THE DATA –
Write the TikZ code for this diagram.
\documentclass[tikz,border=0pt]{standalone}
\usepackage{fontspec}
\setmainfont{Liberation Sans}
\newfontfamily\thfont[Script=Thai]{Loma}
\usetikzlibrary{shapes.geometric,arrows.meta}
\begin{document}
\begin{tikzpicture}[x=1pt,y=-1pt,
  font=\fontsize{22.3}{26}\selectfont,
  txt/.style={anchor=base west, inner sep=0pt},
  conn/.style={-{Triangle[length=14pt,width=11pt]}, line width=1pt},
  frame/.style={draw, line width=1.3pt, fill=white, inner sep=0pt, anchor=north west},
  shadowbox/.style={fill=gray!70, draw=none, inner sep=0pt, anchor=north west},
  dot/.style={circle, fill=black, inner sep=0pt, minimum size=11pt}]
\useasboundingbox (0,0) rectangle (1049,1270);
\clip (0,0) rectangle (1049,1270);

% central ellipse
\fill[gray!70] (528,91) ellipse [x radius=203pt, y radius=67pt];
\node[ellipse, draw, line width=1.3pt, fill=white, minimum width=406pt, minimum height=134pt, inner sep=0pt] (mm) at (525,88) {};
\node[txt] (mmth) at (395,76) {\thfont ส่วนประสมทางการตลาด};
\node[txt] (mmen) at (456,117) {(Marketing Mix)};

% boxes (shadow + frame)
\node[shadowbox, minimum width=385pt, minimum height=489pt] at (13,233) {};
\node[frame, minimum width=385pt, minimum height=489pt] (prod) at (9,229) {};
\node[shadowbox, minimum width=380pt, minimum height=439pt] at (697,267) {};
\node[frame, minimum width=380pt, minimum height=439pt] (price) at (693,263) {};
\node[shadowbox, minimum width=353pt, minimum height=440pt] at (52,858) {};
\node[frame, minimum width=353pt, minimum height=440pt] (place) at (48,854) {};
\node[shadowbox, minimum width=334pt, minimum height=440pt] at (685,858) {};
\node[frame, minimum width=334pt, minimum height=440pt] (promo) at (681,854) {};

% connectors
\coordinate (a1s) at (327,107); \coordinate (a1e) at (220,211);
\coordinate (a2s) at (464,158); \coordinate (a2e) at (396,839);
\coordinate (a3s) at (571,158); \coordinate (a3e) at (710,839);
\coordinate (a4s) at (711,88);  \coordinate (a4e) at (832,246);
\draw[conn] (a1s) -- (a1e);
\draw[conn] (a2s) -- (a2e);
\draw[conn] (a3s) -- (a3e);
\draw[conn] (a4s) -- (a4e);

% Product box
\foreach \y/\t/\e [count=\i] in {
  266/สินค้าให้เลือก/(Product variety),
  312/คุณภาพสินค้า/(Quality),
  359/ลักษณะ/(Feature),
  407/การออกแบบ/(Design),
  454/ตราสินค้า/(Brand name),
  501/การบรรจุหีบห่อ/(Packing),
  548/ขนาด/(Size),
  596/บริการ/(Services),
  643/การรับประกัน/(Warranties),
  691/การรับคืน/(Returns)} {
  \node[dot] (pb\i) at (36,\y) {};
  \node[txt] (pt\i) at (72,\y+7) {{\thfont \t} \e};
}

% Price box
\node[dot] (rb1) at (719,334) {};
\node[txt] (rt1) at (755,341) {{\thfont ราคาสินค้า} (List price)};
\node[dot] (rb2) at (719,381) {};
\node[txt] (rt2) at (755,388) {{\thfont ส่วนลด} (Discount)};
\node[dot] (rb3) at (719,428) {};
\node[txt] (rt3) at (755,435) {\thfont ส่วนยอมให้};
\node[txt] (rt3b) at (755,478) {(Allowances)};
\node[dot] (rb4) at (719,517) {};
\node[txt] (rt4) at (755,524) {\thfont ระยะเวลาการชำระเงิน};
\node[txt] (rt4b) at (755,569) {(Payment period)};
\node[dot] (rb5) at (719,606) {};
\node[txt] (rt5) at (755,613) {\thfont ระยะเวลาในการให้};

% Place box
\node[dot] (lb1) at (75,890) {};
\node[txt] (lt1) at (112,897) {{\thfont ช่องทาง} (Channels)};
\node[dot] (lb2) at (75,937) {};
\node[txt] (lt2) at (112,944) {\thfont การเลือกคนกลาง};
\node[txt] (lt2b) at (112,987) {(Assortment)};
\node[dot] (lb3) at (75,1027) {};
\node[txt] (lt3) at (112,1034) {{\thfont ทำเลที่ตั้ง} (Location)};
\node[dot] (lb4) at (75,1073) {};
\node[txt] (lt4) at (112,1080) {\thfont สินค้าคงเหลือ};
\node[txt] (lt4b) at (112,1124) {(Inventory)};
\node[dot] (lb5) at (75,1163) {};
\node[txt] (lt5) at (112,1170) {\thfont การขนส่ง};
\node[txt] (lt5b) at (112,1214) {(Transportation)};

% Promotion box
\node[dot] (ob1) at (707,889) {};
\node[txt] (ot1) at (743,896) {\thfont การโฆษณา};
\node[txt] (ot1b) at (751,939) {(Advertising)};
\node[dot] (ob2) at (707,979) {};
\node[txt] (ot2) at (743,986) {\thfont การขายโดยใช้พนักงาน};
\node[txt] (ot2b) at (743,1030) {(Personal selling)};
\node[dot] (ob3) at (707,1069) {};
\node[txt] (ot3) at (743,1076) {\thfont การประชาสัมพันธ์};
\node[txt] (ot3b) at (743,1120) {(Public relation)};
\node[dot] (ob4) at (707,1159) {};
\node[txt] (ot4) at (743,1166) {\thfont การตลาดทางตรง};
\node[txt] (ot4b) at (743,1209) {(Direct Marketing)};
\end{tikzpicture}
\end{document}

==

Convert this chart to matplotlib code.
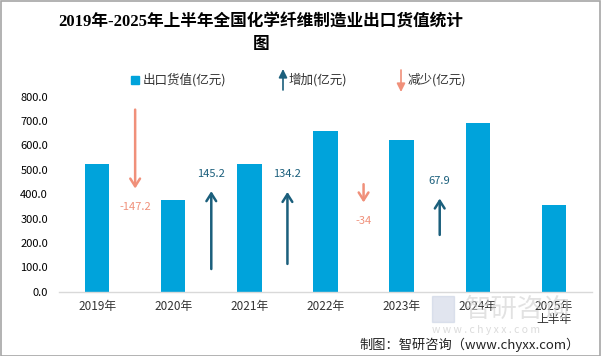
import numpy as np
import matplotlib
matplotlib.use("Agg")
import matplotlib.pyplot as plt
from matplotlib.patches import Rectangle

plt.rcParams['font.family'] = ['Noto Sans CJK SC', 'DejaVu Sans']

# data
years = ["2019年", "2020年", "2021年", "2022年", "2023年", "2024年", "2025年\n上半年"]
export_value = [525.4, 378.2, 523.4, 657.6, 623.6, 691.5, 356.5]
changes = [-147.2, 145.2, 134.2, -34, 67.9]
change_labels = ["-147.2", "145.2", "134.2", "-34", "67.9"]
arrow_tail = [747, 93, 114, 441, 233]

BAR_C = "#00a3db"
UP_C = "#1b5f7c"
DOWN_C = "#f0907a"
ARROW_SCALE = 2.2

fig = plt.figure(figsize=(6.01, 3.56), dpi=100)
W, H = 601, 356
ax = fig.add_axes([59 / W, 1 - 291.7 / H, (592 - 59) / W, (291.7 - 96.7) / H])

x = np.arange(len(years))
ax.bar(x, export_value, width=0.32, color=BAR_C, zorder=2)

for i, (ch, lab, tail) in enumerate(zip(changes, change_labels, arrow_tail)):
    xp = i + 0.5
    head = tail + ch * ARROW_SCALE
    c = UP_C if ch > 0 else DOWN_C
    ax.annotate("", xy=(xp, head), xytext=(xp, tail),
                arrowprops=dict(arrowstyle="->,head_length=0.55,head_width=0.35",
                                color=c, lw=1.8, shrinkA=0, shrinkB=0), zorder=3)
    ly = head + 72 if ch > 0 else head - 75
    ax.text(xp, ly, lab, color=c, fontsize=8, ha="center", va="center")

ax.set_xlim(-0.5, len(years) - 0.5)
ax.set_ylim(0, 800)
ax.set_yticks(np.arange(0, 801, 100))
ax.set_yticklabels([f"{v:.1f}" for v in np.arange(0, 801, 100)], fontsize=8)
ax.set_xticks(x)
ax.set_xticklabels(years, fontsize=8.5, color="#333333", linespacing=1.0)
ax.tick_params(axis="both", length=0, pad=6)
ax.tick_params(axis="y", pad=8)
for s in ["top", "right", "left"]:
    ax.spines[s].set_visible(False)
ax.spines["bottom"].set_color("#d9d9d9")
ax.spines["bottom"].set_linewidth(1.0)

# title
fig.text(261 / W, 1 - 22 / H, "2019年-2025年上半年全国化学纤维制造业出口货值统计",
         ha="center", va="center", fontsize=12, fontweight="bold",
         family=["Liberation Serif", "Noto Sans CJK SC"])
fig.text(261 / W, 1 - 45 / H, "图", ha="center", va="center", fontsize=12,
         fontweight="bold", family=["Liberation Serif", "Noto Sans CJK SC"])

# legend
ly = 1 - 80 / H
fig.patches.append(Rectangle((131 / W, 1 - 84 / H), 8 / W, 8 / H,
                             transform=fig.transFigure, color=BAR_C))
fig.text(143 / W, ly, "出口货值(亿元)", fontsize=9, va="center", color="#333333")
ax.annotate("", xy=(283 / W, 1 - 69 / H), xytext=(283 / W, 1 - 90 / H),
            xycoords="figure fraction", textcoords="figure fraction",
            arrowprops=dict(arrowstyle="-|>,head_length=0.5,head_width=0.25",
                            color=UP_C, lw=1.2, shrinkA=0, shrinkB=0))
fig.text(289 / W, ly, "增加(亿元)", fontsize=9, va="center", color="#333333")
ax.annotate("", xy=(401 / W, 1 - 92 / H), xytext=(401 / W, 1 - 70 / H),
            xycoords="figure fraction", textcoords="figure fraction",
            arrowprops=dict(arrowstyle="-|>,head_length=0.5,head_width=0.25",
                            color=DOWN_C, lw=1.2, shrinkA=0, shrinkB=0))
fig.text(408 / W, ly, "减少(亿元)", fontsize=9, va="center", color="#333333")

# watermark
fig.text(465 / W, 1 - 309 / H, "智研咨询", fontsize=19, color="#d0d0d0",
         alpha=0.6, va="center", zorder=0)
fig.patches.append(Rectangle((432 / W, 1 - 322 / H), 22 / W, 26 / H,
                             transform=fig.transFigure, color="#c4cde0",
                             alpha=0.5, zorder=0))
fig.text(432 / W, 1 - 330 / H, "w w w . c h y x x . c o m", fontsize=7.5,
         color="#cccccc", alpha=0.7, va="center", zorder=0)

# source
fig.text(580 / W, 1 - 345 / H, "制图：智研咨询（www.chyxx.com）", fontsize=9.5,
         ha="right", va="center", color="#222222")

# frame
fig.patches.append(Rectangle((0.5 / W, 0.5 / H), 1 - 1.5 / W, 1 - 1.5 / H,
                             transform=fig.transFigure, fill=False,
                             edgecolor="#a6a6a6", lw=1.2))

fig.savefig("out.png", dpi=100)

...

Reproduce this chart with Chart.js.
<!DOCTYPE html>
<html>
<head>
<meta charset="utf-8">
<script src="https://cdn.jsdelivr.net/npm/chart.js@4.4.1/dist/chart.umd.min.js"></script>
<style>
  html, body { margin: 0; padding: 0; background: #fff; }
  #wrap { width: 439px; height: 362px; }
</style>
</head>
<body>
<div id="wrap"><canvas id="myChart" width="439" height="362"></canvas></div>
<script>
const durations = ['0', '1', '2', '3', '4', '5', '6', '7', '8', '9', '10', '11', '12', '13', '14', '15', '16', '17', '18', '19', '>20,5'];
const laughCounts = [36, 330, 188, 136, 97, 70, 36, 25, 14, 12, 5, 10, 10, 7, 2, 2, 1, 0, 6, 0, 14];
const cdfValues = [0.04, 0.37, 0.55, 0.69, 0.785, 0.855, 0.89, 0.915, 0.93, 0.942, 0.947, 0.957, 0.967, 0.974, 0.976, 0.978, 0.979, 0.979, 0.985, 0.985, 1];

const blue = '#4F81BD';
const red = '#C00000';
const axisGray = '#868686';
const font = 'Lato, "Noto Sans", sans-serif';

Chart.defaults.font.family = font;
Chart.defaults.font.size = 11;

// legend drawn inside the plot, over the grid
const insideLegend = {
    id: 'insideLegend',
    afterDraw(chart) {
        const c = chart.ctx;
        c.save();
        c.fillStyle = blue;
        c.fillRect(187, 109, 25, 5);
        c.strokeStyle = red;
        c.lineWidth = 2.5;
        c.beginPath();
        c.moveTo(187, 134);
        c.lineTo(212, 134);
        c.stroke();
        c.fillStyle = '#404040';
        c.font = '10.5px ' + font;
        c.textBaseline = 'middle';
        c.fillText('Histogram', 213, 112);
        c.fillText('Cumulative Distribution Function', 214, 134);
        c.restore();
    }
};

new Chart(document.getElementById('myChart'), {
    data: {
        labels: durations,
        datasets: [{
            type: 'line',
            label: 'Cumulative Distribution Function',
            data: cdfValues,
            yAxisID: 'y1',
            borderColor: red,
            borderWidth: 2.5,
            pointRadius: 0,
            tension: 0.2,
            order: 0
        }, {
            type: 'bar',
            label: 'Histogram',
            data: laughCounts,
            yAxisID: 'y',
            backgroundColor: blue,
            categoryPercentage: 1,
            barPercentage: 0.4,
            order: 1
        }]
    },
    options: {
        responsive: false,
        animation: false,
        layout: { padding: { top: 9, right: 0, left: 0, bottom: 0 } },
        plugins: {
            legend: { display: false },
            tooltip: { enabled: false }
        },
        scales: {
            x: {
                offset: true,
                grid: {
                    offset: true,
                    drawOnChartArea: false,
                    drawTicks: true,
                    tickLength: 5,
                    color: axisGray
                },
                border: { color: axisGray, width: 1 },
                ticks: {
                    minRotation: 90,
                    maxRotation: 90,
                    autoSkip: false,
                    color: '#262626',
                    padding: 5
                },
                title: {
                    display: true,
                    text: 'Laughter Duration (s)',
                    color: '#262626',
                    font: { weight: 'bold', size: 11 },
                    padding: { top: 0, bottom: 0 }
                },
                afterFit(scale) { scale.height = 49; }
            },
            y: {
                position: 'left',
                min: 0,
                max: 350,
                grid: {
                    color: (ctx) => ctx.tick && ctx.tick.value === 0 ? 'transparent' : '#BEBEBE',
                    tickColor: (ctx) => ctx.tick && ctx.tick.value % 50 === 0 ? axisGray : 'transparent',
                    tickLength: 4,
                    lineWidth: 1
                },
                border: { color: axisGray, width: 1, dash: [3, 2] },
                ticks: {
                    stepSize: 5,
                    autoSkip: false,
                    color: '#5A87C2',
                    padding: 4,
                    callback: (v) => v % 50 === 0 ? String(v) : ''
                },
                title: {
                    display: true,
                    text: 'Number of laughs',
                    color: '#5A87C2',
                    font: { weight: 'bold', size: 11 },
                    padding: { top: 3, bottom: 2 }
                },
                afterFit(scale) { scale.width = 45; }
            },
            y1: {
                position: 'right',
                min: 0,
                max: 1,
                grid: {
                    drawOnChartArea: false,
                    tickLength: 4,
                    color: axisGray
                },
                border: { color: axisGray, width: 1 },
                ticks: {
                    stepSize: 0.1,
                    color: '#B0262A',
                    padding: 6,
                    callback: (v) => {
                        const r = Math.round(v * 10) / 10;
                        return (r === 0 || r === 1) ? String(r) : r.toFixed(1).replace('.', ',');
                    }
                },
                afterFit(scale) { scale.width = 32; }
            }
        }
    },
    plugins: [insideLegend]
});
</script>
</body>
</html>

EXERCISE –
Go through the data above and find the lines with the word "matplotlib". Copy each of those lines.

TASK RESPONSE –
Convert this chart to matplotlib code.
import matplotlib
matplotlib.use("Agg")
import matplotlib.pyplot as plt
from matplotlib.patches import Rectangle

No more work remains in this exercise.